Neural networks embed the geometric structure of a data manifold lying in a high-dimensional space into latent representations. Ideally, the distribution of the data points in the latent space should depend only on the task, the data, the loss, and other architecture-specific constraints. However, factors such as the random weights initialization, training hyperparameters, or other sources of randomness in the training phase may induce incoherent latent spaces that hinder any form of reuse. In a recent work [1] , it has been empirically observed that, under the same data and modeling choices, the angles between the encodings within distinct latent spaces do not change.To exploit this observation,we can compute a representation based on the latent similarity between each sample and a fixed set of training points, denoted as anchors. Given a specific choice of anchors and similarity function, the representation will retain different properties: choosing cosine similarity in the latent spaces enforces the desired invariance to angle preserving transformation of the latent space, without any additional training procedures. Neural architectures can leverage these relative representations to guarantee, in practice, invariance to latent isometries and rescalings, effectively enabling latent space communication: from zero-shot model stitching to latent space comparison between diverse settings, on different datasets, spanning various modalities (images, text, graphs), tasks (e.g., classification, reconstruction) and architectures (e.g., CNNs, GCNs, transformers).

The choice of similarity function should not be limited to capture invariances to angle preserving transformations. As shown in [2], other choices are good as well, and there’s not a clear best choice for capturing transformation across distinct latent spaces, depending on the setting and nuisance factors that affect the representations and cause the spaces to differ.

In this project the objective is to follow this direction by extending the notion of similarity function in two different ways aiming at enhancing the expressivity of this framework using differential geometry and topological analysis tools.

Higher Order Relative Representations: The first direction aims to enhance the scope of the relative representation function by considering a similarity function that takes three or more arguments in input, switching from considering binary relations between data points to n-way relations. From a geometrical perspective, the standard relative representation corresponds to constructing a bipartite graph between anchors and sample: considering n-way relations is analogous to constructing a simplicial complex in the latent space. For instance, three-way relationships correspond to triangles, four-way to tetrahedra, and so on. The objective here is to assess whether this extension enriches the framework’s expressiveness from both practical and theoretical standpoints.

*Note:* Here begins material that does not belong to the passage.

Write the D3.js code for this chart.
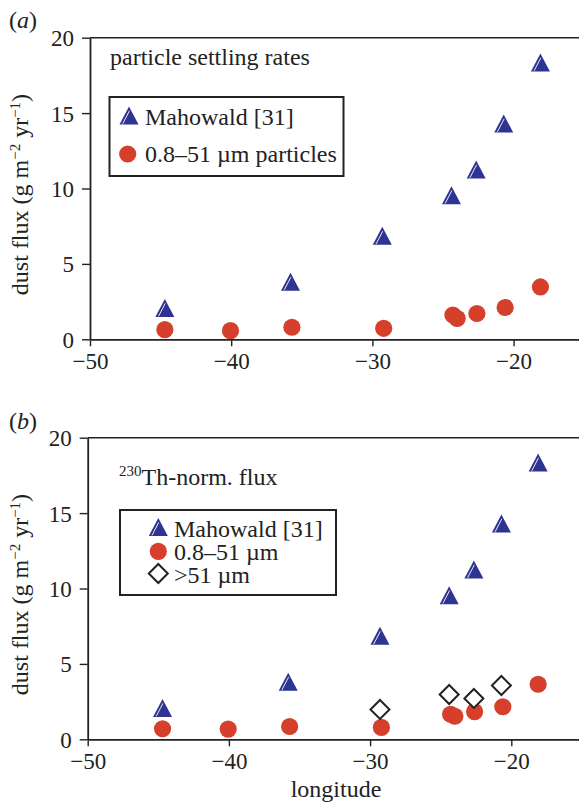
<!DOCTYPE html>
<html><head><meta charset="utf-8">
<script src="https://cdn.jsdelivr.net/npm/d3@7"></script>
<style>
body{margin:0;background:#fff;}
svg{display:block;font-family:"Liberation Serif","Times New Roman",serif;}
</style></head>
<body><svg id="c" width="579" height="804"></svg>
<script>
// ---- data ----
const xTicks = [-50, -40, -30, -20];
const yTicks = [0, 5, 10, 15, 20];
const mahowaldLon = [-44.7, -35.8, -29.3, -24.4, -22.65, -20.7, -18.1];
const mahowaldFlux = [2.08, 3.82, 6.86, 9.56, 11.26, 14.31, 18.36];
const fineLon = [-44.7, -40.05, -35.7, -29.2, -24.3, -24.0, -22.6, -20.6, -18.1];
const fineFluxA = [0.64, 0.57, 0.80, 0.73, 1.61, 1.39, 1.71, 2.11, 3.47];
const fineFluxB = [0.70, 0.68, 0.85, 0.79, 1.66, 1.53, 1.83, 2.16, 3.65];
const coarseLon = [-29.3, -24.4, -22.65, -20.7];
const coarseFluxB = [1.98, 2.97, 2.71, 3.57];

const BLUE = "#2e3492", RED = "#d53f2b", INK = "#222";
const svg = d3.select("#c");
const FS = 23, FT = 24;

function triPath(g, x, y) {
  g.append("path").attr("d", `M${x},${y-9}L${x-9.5},${y+9}L${x+9.5},${y+9}Z`).attr("fill", BLUE);
  g.append("line").attr("x1", x-6.3).attr("y1", y+8.3).attr("x2", x+0.4).attr("y2", y-4.6)
    .attr("stroke", "#fff").attr("stroke-width", 0.9);
}
function circ(g, x, y) { g.append("circle").attr("cx", x).attr("cy", y).attr("r", 8.6).attr("fill", RED); }
function diam(g, x, y) {
  g.append("path").attr("d", `M${x},${y-9.5}L${x+9.5},${y}L${x},${y+9.5}L${x-9.5},${y}Z`)
    .attr("fill", "#fff").attr("stroke", INK).attr("stroke-width", 2);
}

function panel(o) {
  const x = d3.scaleLinear().domain([-50, -15]).range([o.x0, o.x0 + 35 * 14.12]);
  const y = d3.scaleLinear().domain([0, 20]).range([o.y0, o.y0 - 20 * 15.08]);
  const g = svg.append("g");
  g.append("line").attr("x1", x(-50)).attr("x2", 579).attr("y1", y(20)).attr("y2", y(20))
    .attr("stroke", INK).attr("stroke-width", 1.6);
  const ya = g.append("g").attr("transform", `translate(${x(-50)},0)`)
    .call(d3.axisLeft(y).tickValues(yTicks).tickSize(8).tickPadding(8).tickSizeOuter(0));
  const xa = g.append("g").attr("transform", `translate(0,${y(0)})`)
    .call(d3.axisBottom(x).tickValues(xTicks).tickSize(7).tickPadding(6).tickSizeOuter(0)
      .tickFormat(d => String(d).replace("-", "\u2212")));
  [ya, xa].forEach(a => {
    a.select(".domain").attr("stroke", INK).attr("stroke-width", 1.8);
    a.selectAll(".tick line").attr("stroke", INK).attr("stroke-width", 1.4);
    a.selectAll("text").attr("font-size", FS).attr("fill", INK).attr("font-family", "Liberation Serif");
  });
  ya.selectAll("text").attr("dy", "0.35em");
  const cy = (y(0) + y(20)) / 2 + 6;
  const t = g.append("text").attr("transform", `translate(28,${cy}) rotate(-90)`)
    .attr("text-anchor", "middle").attr("font-size", FT).attr("fill", INK);
  t.append("tspan").text("dust flux (g m");
  t.append("tspan").attr("dy", -8).attr("font-size", 15).text("\u22122");
  t.append("tspan").attr("dy", 8).text(" yr");
  t.append("tspan").attr("dy", -8).attr("font-size", 15).text("\u22121");
  t.append("tspan").attr("dy", 8).text(")");
  const pl = g.append("text").attr("x", 9).attr("y", o.letterY).attr("font-size", FT).attr("fill", INK);
  pl.append("tspan").text("(");
  pl.append("tspan").attr("font-style", "italic").text(o.letter);
  pl.append("tspan").text(")");
  return {g, x, y};
}

// ---- panel a ----
const A = panel({x0: 90, y0: 339.3, letter: "a", letterY: 28});
A.g.append("text").attr("x", 110).attr("y", 65).attr("font-size", FT).attr("fill", INK).text("particle settling rates");
A.g.append("rect").attr("x", 109.5).attr("y", 97).attr("width", 234).attr("height", 79)
  .attr("fill", "none").attr("stroke", INK).attr("stroke-width", 2);
triPath(A.g, 129, 115.5);
A.g.append("text").attr("x", 145).attr("y", 125).attr("font-size", FT).attr("fill", INK).text("Mahowald [31]");
circ(A.g, 127.7, 154);
A.g.append("text").attr("x", 145).attr("y", 162).attr("font-size", FT).attr("fill", INK).text("0.8\u201351 \u00b5m particles");
mahowaldLon.forEach((l, i) => triPath(A.g, A.x(l), A.y(mahowaldFlux[i])));
fineLon.forEach((l, i) => circ(A.g, A.x(l), A.y(fineFluxA[i])));

// ---- panel b ----
const B = panel({x0: 87.7, y0: 739.3, letter: "b", letterY: 429});
const th = B.g.append("text").attr("x", 119).attr("y", 485).attr("font-size", FT).attr("fill", INK);
th.append("tspan").attr("font-size", 15).attr("dy", -9).text("230");
th.append("tspan").attr("dy", 9).text("Th-norm. flux");
B.g.append("rect").attr("x", 120).attr("y", 510).attr("width", 216).attr("height", 85)
  .attr("fill", "none").attr("stroke", INK).attr("stroke-width", 2);
triPath(B.g, 158.3, 527);
B.g.append("text").attr("x", 174).attr("y", 536.5).attr("font-size", FT).attr("fill", INK).text("Mahowald [31]");
circ(B.g, 158.3, 551.3);
B.g.append("text").attr("x", 174).attr("y", 560).attr("font-size", FT).attr("fill", INK).text("0.8\u201351 \u00b5m");
diam(B.g, 158.3, 573.5);
B.g.append("text").attr("x", 174).attr("y", 582.5).attr("font-size", FT).attr("fill", INK).text(">51 \u00b5m");
mahowaldLon.forEach((l, i) => triPath(B.g, B.x(l), B.y(mahowaldFlux[i])));
fineLon.forEach((l, i) => circ(B.g, B.x(l), B.y(fineFluxB[i])));
coarseLon.forEach((l, i) => diam(B.g, B.x(l), B.y(coarseFluxB[i])));
B.g.append("text").attr("x", 336).attr("y", 797).attr("text-anchor", "middle").attr("font-size", FT).attr("fill", INK).text("longitude");
</script></body></html>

Relative Geodesic Representations: Our second area of exploration involves utilizing geodesic distance as a similarity function, calculated within latent spaces, as a metric for relative representation. This approach ensures that the relative space remains invariant to the isometries of the data’s manifold, defined by geodesic distance. The primary objective of this project is to experimentally determine whether this set of transformations results in a more expressive and efficient relative space, one that more accurately encapsulates the relationships and transformations across different latent spaces. A secondary goal is to devise effective approximation techniques for computing geodesics, thereby enhancing the practical efficiency of the method.

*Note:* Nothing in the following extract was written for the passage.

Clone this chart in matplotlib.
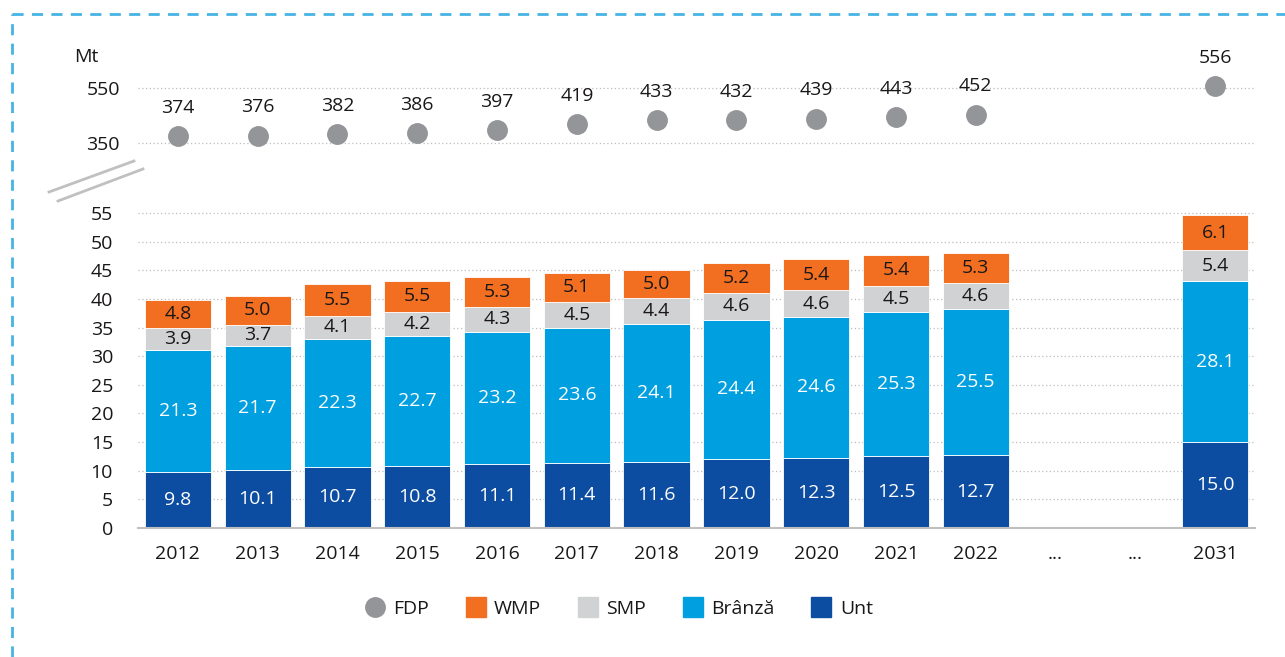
import matplotlib
matplotlib.use("Agg")
import matplotlib.pyplot as plt
from matplotlib.lines import Line2D

plt.rcParams['font.family'] = ['Open Sans', 'DejaVu Sans']

tick_labels = ["2012", "2013", "2014", "2015", "2016", "2017", "2018", "2019",
               "2020", "2021", "2022", "...", "...", "2031"]
years = ["2012", "2013", "2014", "2015", "2016", "2017", "2018", "2019",
         "2020", "2021", "2022", "2031"]
unt = [9.8, 10.1, 10.7, 10.8, 11.1, 11.4, 11.6, 12.0, 12.3, 12.5, 12.7, 15.0]
branza = [21.3, 21.7, 22.3, 22.7, 23.2, 23.6, 24.1, 24.4, 24.6, 25.3, 25.5, 28.1]
smp = [3.9, 3.7, 4.1, 4.2, 4.3, 4.5, 4.4, 4.6, 4.6, 4.5, 4.6, 5.4]
wmp = [4.8, 5.0, 5.5, 5.5, 5.3, 5.1, 5.0, 5.2, 5.4, 5.4, 5.3, 6.1]
fdp = [374, 376, 382, 386, 397, 419, 433, 432, 439, 443, 452, 556]

C_UNT = '#0D4DA1'
C_BRANZA = '#009FDF'
C_SMP = '#D1D2D4'
C_WMP = '#F26F21'
C_FDP = '#939598'
TEXT = '#1A1718'
FS = 14

W, H = 1285, 657
fig = plt.figure(figsize=(W / 100, H / 100), dpi=100)


def px_box(x0, y0, x1, y1):
    # pixel box (top-left origin) -> figure fraction rect
    return [x0 / W, 1 - y1 / H, (x1 - x0) / W, (y1 - y0) / H]


ax = fig.add_axes(px_box(138, 201.6, 1255, 528))
ax_top = fig.add_axes(px_box(138, 50, 1255, 150))

pos = [tick_labels.index(y) if y != "2031" else len(tick_labels) - 1 for y in years]

# stacked bars
bottom = [0] * len(years)
segments = [(unt, C_UNT, 'white'), (branza, C_BRANZA, 'white'),
            (smp, C_SMP, TEXT), (wmp, C_WMP, TEXT)]
for vals, color, tcolor in segments:
    ax.bar(pos, vals, width=0.83, bottom=bottom, color=color,
           edgecolor='white', linewidth=0.6, zorder=3)
    for x, b, v in zip(pos, bottom, vals):
        ax.text(x, b + v / 2, f"{v:.1f}", ha='center', va='center',
                color=tcolor, fontsize=FS, zorder=4)
    bottom = [b + v for b, v in zip(bottom, vals)]

ax.set_xlim(-0.5, 13.5)
ax.set_ylim(0, 57)
ax.set_yticks(range(0, 56, 5))
ax.set_xticks(range(len(tick_labels)))
ax.set_xticklabels(tick_labels)
ax.tick_params(axis='both', length=0, labelsize=FS, colors=TEXT)
ax.tick_params(axis='y', pad=18)
ax.tick_params(axis='x', pad=12)
ax.grid(axis='y', linestyle=(0, (1, 2)), color='#BDBDBD', linewidth=0.9, zorder=0)
for s in ['top', 'right', 'left']:
    ax.spines[s].set_visible(False)
ax.spines['bottom'].set_color('#BFBFBF')
ax.spines['bottom'].set_linewidth(1.5)
ax.spines['bottom'].set_zorder(5)

# FDP dots on the upper, broken axis
ax_top.plot(pos, fdp, linestyle='none', marker='o', markersize=14,
            color=C_FDP, zorder=3, clip_on=False)
for x, v in zip(pos, fdp):
    ax_top.annotate(str(v), (x, v), xytext=(0, 14), textcoords='offset points',
                    ha='center', va='bottom', fontsize=FS, color=TEXT)
ax_top.set_xlim(-0.5, 13.5)
ax_top.set_ylim(324.5, 688)
ax_top.set_yticks([350, 550])
ax_top.set_xticks([])
ax_top.tick_params(axis='y', length=0, labelsize=FS, colors=TEXT, pad=13)
ax_top.grid(axis='y', linestyle=(0, (1, 2)), color='#BDBDBD', linewidth=0.9, zorder=0)
for s in ax_top.spines.values():
    s.set_visible(False)
ax_top.patch.set_alpha(0)

fig.text(86 / W, 1 - 57 / H, "Mt", ha='center', va='center', fontsize=FS, color=TEXT)

# break marks
for (x0, y0, x1, y1) in [(49, 192, 134, 161), (58, 201, 143, 169)]:
    fig.add_artist(Line2D([x0 / W, x1 / W], [1 - y0 / H, 1 - y1 / H],
                          color='#C0C0C0', linewidth=2))

# dashed frame
frame = dict(color='#45B3E3', linewidth=2, linestyle=(0, (4, 3)))
fig.add_artist(Line2D([12 / W, 12 / W], [0, 1 - 14 / H], **frame))
fig.add_artist(Line2D([12 / W, 1], [1 - 14 / H, 1 - 14 / H], **frame))

handles = [
    Line2D([], [], linestyle='none', marker='o', markersize=14, color=C_FDP),
    Line2D([], [], linestyle='none', marker='s', markersize=15, color=C_WMP),
    Line2D([], [], linestyle='none', marker='s', markersize=15, color=C_SMP),
    Line2D([], [], linestyle='none', marker='s', markersize=15, color=C_BRANZA),
    Line2D([], [], linestyle='none', marker='s', markersize=15, color=C_UNT),
]
fig.legend(handles, ["FDP", "WMP", "SMP", "Brânză", "Unt"], loc='center',
           bbox_to_anchor=(619 / W, 1 - 609 / H), ncol=5, frameon=False,
           fontsize=FS, handlelength=1.0, handletextpad=0.45, columnspacing=1.9,
           labelcolor=TEXT)

fig.savefig("out.png", dpi=100)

[1] Moschella, L., Maiorca, V., Fumero, M., Norelli, A., Locatello, F., & Rodola, E. (2022). Relative representations enable zero-shot latent space communication.ICLR 2023

[2] Cannistraci, I., Moschella, L., Fumero, M., Maiorca, V., & Rodolà, E. (2023). From Bricks to Bridges: Product of Invariances to Enhance Latent Space Communication. arXiv

[3] Shao, H., Kumar, A., & Thomas Fletcher, P. (2018). The Riemannian geometry of deep generative models. In Proceedings of the IEEE Conference on Computer Vision and Pattern Recognition Workshops (pp. 315-323).